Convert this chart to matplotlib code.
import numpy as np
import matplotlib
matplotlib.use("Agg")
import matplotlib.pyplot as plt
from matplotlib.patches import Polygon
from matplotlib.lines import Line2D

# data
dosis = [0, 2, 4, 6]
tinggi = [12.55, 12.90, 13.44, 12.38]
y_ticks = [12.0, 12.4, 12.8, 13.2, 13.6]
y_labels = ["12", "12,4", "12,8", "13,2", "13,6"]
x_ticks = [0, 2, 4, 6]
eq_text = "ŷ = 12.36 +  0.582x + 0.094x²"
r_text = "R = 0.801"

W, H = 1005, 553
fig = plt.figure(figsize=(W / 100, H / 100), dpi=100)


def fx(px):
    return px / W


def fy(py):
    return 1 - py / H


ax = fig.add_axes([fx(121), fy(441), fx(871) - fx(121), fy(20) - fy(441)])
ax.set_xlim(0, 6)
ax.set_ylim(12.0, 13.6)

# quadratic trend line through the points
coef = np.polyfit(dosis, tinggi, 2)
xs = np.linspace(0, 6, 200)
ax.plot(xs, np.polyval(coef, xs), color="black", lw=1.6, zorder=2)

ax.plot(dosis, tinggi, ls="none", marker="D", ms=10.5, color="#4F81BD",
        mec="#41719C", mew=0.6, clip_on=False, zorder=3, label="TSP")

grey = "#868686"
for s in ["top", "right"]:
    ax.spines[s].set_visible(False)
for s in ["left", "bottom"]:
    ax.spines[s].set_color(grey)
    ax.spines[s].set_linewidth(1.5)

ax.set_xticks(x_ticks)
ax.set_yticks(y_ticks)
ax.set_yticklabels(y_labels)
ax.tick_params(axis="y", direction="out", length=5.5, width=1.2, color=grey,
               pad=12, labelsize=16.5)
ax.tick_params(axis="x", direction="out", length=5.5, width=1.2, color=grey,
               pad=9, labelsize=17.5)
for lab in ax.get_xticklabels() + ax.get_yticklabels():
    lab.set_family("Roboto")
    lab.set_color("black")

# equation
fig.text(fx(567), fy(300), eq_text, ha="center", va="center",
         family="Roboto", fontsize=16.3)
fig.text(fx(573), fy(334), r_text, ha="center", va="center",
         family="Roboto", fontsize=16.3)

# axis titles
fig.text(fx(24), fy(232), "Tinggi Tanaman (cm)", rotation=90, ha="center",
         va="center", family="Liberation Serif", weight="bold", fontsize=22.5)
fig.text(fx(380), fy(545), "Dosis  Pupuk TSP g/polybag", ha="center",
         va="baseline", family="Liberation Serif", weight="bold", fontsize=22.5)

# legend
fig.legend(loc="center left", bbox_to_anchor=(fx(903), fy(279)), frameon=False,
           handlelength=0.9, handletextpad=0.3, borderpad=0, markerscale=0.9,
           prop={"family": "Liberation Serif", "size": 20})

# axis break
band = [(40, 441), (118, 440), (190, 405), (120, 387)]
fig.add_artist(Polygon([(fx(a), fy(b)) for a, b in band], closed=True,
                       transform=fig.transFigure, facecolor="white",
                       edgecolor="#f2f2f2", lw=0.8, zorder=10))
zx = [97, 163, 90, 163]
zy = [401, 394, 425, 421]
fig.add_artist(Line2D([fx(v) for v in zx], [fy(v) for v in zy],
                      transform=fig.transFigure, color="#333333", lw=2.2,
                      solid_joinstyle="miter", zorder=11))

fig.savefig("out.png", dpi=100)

• • • • •

• _Task prompt_:
Retype all of the material, keeping each line exact.

• _Correct output_:
Convert this chart to matplotlib code.
import numpy as np
import matplotlib
matplotlib.use("Agg")
import matplotlib.pyplot as plt
from matplotlib.patches import Polygon
from matplotlib.lines import Line2D

# data
dosis = [0, 2, 4, 6]
tinggi = [12.55, 12.90, 13.44, 12.38]
y_ticks = [12.0, 12.4, 12.8, 13.2, 13.6]
y_labels = ["12", "12,4", "12,8", "13,2", "13,6"]
x_ticks = [0, 2, 4, 6]
eq_text = "ŷ = 12.36 +  0.582x + 0.094x²"
r_text = "R = 0.801"

W, H = 1005, 553
fig = plt.figure(figsize=(W / 100, H / 100), dpi=100)


def fx(px):
    return px / W


def fy(py):
    return 1 - py / H


ax = fig.add_axes([fx(121), fy(441), fx(871) - fx(121), fy(20) - fy(441)])
ax.set_xlim(0, 6)
ax.set_ylim(12.0, 13.6)

# quadratic trend line through the points
coef = np.polyfit(dosis, tinggi, 2)
xs = np.linspace(0, 6, 200)
ax.plot(xs, np.polyval(coef, xs), color="black", lw=1.6, zorder=2)

ax.plot(dosis, tinggi, ls="none", marker="D", ms=10.5, color="#4F81BD",
        mec="#41719C", mew=0.6, clip_on=False, zorder=3, label="TSP")

grey = "#868686"
for s in ["top", "right"]:
    ax.spines[s].set_visible(False)
for s in ["left", "bottom"]:
    ax.spines[s].set_color(grey)
    ax.spines[s].set_linewidth(1.5)

ax.set_xticks(x_ticks)
ax.set_yticks(y_ticks)
ax.set_yticklabels(y_labels)
ax.tick_params(axis="y", direction="out", length=5.5, width=1.2, color=grey,
               pad=12, labelsize=16.5)
ax.tick_params(axis="x", direction="out", length=5.5, width=1.2, color=grey,
               pad=9, labelsize=17.5)
for lab in ax.get_xticklabels() + ax.get_yticklabels():
    lab.set_family("Roboto")
    lab.set_color("black")

# equation
fig.text(fx(567), fy(300), eq_text, ha="center", va="center",
         family="Roboto", fontsize=16.3)
fig.text(fx(573), fy(334), r_text, ha="center", va="center",
         family="Roboto", fontsize=16.3)

# axis titles
fig.text(fx(24), fy(232), "Tinggi Tanaman (cm)", rotation=90, ha="center",
         va="center", family="Liberation Serif", weight="bold", fontsize=22.5)
fig.text(fx(380), fy(545), "Dosis  Pupuk TSP g/polybag", ha="center",
         va="baseline", family="Liberation Serif", weight="bold", fontsize=22.5)

# legend
fig.legend(loc="center left", bbox_to_anchor=(fx(903), fy(279)), frameon=False,
           handlelength=0.9, handletextpad=0.3, borderpad=0, markerscale=0.9,
           prop={"family": "Liberation Serif", "size": 20})

# axis break
band = [(40, 441), (118, 440), (190, 405), (120, 387)]
fig.add_artist(Polygon([(fx(a), fy(b)) for a, b in band], closed=True,
                       transform=fig.transFigure, facecolor="white",
                       edgecolor="#f2f2f2", lw=0.8, zorder=10))
zx = [97, 163, 90, 163]
zy = [401, 394, 425, 421]
fig.add_artist(Line2D([fx(v) for v in zx], [fy(v) for v in zy],
                      transform=fig.transFigure, color="#333333", lw=2.2,
                      solid_joinstyle="miter", zorder=11))

fig.savefig("out.png", dpi=100)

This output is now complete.